• _GIVEN EXERCISE_
Reproduce exactly the run of lines from the one containing "Clone this chart in seaborn and matplotlib." through the one containing "import seaborn as sns". Pictures do not belong in the copy.

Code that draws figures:

++++++++

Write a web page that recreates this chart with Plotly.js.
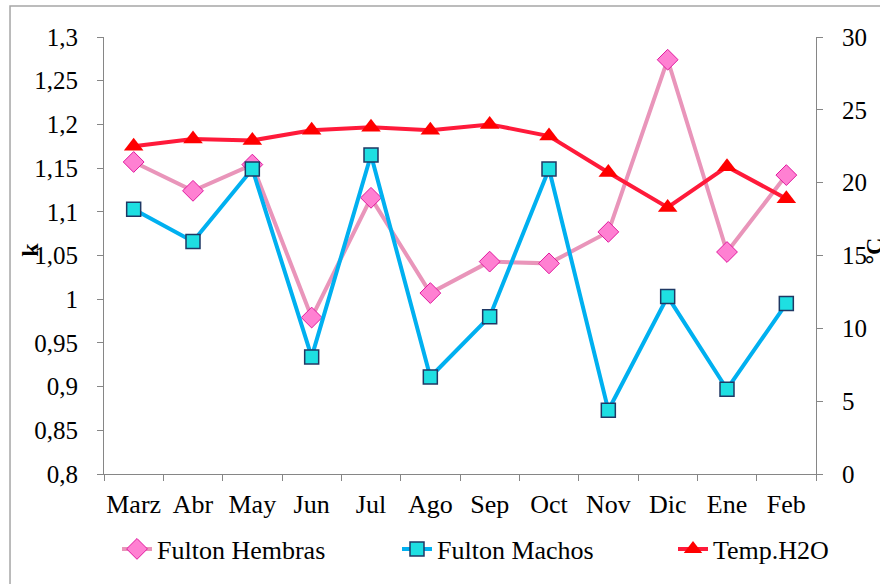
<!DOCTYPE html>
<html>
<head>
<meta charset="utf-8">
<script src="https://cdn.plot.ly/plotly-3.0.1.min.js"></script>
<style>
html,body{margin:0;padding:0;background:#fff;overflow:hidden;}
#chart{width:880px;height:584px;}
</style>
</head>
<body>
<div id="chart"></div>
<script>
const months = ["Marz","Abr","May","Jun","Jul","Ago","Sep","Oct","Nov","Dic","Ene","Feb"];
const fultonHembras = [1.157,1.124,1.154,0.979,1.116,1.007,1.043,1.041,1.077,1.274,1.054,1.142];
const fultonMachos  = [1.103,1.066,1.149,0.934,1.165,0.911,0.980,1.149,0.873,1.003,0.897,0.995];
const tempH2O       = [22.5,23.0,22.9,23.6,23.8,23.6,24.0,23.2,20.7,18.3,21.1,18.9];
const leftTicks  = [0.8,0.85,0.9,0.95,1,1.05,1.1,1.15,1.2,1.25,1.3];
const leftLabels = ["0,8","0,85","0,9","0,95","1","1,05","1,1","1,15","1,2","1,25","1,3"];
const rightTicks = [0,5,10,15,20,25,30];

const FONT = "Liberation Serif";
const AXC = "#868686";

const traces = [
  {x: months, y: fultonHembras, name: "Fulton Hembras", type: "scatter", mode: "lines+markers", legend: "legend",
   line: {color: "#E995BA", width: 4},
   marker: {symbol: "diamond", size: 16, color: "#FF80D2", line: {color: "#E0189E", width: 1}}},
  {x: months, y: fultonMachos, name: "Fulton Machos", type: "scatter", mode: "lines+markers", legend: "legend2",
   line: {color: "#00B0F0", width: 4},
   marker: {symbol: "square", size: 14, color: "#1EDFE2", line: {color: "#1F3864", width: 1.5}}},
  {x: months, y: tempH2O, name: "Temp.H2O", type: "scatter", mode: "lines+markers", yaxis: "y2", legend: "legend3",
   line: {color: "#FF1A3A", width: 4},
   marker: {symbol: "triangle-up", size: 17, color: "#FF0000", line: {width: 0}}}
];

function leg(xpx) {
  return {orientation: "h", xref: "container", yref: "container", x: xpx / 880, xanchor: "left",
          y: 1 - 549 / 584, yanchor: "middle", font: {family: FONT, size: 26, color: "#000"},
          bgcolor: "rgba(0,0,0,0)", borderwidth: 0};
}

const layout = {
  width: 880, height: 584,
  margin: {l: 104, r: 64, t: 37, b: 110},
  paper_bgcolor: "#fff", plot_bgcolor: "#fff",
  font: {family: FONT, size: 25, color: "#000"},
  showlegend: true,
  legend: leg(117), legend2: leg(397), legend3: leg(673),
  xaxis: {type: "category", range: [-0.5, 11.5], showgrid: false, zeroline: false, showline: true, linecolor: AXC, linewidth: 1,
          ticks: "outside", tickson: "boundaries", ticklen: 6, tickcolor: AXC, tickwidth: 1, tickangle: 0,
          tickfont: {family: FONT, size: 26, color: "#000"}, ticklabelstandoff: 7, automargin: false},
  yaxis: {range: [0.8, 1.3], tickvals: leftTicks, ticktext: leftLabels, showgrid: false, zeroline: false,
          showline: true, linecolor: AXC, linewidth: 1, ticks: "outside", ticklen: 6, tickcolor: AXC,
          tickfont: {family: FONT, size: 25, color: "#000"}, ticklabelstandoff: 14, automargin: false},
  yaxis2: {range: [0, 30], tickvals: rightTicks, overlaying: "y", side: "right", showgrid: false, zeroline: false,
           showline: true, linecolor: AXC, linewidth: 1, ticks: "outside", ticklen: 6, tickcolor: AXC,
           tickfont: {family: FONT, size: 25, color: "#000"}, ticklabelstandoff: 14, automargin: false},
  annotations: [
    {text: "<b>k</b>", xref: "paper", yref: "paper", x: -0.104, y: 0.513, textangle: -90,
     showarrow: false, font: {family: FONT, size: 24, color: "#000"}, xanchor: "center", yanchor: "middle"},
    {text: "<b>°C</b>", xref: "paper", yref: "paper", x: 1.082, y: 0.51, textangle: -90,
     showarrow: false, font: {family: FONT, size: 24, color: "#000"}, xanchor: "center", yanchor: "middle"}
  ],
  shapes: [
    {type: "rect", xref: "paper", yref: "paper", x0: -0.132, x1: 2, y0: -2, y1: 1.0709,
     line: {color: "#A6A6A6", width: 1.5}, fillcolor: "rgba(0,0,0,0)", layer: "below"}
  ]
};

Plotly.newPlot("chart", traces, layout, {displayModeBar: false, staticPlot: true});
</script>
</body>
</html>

++++++++

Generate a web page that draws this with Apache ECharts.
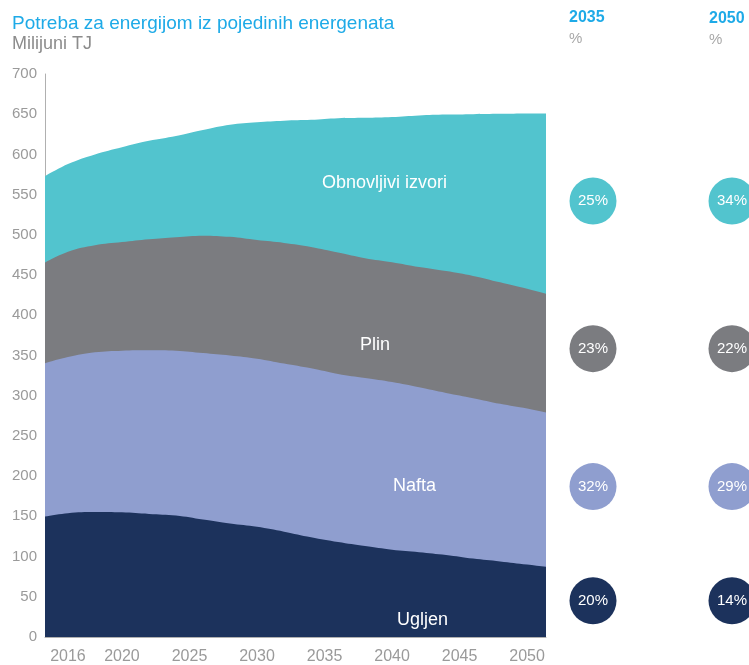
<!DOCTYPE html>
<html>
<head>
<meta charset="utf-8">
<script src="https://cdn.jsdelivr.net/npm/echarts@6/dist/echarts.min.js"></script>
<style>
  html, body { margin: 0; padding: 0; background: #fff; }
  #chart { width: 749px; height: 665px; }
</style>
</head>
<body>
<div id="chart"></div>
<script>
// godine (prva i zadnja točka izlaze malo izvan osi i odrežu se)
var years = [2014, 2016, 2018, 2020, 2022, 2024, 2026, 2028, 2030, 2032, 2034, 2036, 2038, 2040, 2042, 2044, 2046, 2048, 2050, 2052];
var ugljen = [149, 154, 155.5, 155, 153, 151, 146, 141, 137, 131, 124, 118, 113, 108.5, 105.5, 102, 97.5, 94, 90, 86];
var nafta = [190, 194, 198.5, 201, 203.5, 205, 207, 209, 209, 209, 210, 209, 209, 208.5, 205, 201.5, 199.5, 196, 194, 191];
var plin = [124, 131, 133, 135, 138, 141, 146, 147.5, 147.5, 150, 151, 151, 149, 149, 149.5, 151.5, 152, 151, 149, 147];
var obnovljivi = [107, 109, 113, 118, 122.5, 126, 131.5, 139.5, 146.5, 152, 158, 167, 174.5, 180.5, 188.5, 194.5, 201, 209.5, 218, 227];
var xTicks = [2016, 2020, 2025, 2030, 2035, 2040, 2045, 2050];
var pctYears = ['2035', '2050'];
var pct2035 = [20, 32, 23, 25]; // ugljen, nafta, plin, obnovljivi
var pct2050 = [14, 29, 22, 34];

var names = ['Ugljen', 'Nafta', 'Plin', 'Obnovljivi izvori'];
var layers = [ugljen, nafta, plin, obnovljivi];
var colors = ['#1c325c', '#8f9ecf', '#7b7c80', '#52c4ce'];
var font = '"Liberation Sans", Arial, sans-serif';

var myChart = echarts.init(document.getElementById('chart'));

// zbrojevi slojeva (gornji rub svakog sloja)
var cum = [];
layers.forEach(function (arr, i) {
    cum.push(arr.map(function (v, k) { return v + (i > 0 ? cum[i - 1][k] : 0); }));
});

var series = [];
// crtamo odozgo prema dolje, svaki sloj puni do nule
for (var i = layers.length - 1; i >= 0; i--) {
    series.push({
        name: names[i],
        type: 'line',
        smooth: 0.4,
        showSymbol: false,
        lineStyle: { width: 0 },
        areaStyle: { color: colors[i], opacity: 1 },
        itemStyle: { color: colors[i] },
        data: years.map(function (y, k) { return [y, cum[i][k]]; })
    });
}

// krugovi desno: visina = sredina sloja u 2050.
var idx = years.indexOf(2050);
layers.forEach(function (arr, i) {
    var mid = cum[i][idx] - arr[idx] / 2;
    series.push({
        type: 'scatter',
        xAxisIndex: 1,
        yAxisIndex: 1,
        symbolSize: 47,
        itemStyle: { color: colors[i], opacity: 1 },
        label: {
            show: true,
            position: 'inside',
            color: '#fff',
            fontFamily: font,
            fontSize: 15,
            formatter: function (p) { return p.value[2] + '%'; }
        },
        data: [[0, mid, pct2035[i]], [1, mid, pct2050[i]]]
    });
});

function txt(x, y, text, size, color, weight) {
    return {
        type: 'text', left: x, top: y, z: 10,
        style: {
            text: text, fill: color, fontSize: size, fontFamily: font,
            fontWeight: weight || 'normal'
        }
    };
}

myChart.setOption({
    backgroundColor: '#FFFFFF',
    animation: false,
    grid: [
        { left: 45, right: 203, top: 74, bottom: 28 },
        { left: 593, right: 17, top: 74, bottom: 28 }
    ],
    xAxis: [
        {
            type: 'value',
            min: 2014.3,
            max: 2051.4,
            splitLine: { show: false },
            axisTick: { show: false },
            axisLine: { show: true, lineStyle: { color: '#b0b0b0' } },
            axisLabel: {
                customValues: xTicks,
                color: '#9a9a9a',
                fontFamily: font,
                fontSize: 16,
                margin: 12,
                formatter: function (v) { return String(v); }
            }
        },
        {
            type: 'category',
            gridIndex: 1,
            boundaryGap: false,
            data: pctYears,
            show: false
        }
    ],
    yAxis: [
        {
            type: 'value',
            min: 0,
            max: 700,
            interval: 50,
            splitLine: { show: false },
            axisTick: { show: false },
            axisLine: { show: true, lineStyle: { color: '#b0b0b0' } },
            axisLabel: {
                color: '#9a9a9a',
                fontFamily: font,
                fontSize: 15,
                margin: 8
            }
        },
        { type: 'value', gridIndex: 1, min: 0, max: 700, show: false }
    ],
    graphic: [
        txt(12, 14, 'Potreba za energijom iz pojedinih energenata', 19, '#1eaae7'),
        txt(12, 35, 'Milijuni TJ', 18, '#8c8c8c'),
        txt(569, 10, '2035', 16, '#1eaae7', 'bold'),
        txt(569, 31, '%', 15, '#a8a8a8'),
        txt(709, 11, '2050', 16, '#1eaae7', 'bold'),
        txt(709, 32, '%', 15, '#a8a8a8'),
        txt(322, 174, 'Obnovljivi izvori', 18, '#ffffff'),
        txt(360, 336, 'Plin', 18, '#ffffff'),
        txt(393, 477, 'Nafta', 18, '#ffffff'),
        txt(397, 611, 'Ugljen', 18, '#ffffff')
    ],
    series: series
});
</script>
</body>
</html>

++++++++

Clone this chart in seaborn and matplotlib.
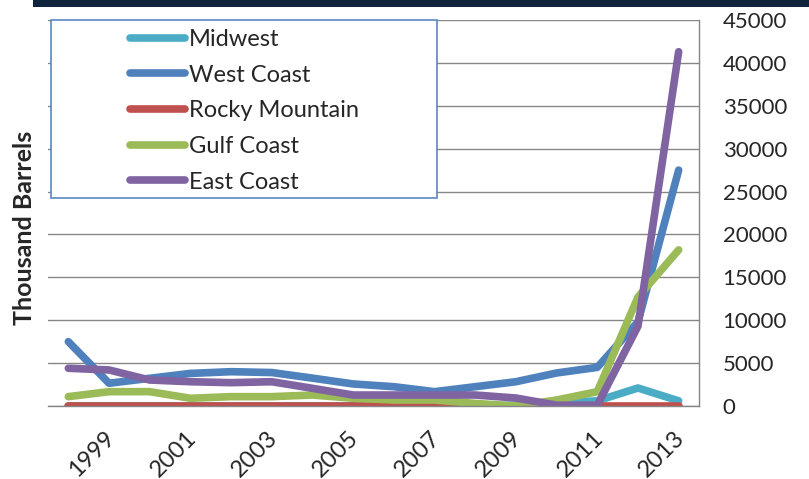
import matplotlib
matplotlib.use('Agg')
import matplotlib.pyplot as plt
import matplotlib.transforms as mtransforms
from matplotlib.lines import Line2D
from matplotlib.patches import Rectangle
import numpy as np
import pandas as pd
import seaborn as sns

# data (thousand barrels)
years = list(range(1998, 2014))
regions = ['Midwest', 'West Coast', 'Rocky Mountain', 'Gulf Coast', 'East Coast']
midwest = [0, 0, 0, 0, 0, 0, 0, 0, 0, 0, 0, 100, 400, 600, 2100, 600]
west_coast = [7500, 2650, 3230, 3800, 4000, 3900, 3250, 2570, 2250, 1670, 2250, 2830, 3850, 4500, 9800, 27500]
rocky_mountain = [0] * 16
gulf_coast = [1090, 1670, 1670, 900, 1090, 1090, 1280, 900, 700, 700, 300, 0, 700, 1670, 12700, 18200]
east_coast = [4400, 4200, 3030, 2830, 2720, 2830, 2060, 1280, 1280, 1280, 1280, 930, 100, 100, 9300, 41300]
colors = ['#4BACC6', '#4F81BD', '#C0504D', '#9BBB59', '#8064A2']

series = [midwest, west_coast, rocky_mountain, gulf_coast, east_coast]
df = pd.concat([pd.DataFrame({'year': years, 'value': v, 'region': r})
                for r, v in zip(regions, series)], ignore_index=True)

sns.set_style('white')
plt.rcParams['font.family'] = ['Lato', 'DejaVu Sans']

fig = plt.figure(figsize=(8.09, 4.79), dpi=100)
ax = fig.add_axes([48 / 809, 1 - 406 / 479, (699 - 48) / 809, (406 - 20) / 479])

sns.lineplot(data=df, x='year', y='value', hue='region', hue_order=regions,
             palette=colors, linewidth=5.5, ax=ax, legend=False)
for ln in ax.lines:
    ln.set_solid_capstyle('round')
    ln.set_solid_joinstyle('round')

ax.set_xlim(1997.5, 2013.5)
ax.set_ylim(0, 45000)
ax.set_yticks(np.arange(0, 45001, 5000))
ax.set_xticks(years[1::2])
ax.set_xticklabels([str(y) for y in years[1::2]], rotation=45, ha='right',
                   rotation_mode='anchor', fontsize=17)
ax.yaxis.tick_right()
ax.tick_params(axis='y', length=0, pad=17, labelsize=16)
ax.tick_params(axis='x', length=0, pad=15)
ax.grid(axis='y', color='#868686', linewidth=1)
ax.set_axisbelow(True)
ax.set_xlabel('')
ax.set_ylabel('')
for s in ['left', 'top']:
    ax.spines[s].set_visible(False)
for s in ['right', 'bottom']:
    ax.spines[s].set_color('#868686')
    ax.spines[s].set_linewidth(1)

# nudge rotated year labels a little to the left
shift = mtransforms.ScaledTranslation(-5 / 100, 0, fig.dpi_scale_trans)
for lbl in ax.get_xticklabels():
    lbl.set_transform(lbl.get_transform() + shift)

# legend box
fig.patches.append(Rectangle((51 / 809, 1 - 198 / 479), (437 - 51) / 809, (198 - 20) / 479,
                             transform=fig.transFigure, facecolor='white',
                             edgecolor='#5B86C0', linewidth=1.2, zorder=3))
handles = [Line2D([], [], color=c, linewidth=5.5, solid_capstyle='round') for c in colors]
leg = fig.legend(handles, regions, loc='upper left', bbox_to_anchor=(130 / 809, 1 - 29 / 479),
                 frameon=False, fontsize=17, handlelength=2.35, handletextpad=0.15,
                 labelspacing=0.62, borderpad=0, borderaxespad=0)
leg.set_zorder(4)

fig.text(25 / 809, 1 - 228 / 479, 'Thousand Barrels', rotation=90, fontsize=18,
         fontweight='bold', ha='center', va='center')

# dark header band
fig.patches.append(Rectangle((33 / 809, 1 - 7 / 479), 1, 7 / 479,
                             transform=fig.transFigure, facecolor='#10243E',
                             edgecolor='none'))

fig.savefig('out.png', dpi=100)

++++++++

• _SOLVED PROBLEM_
Clone this chart in seaborn and matplotlib.
import matplotlib
matplotlib.use('Agg')
import matplotlib.pyplot as plt
import matplotlib.transforms as mtransforms
from matplotlib.lines import Line2D
from matplotlib.patches import Rectangle
import numpy as np
import pandas as pd
import seaborn as sns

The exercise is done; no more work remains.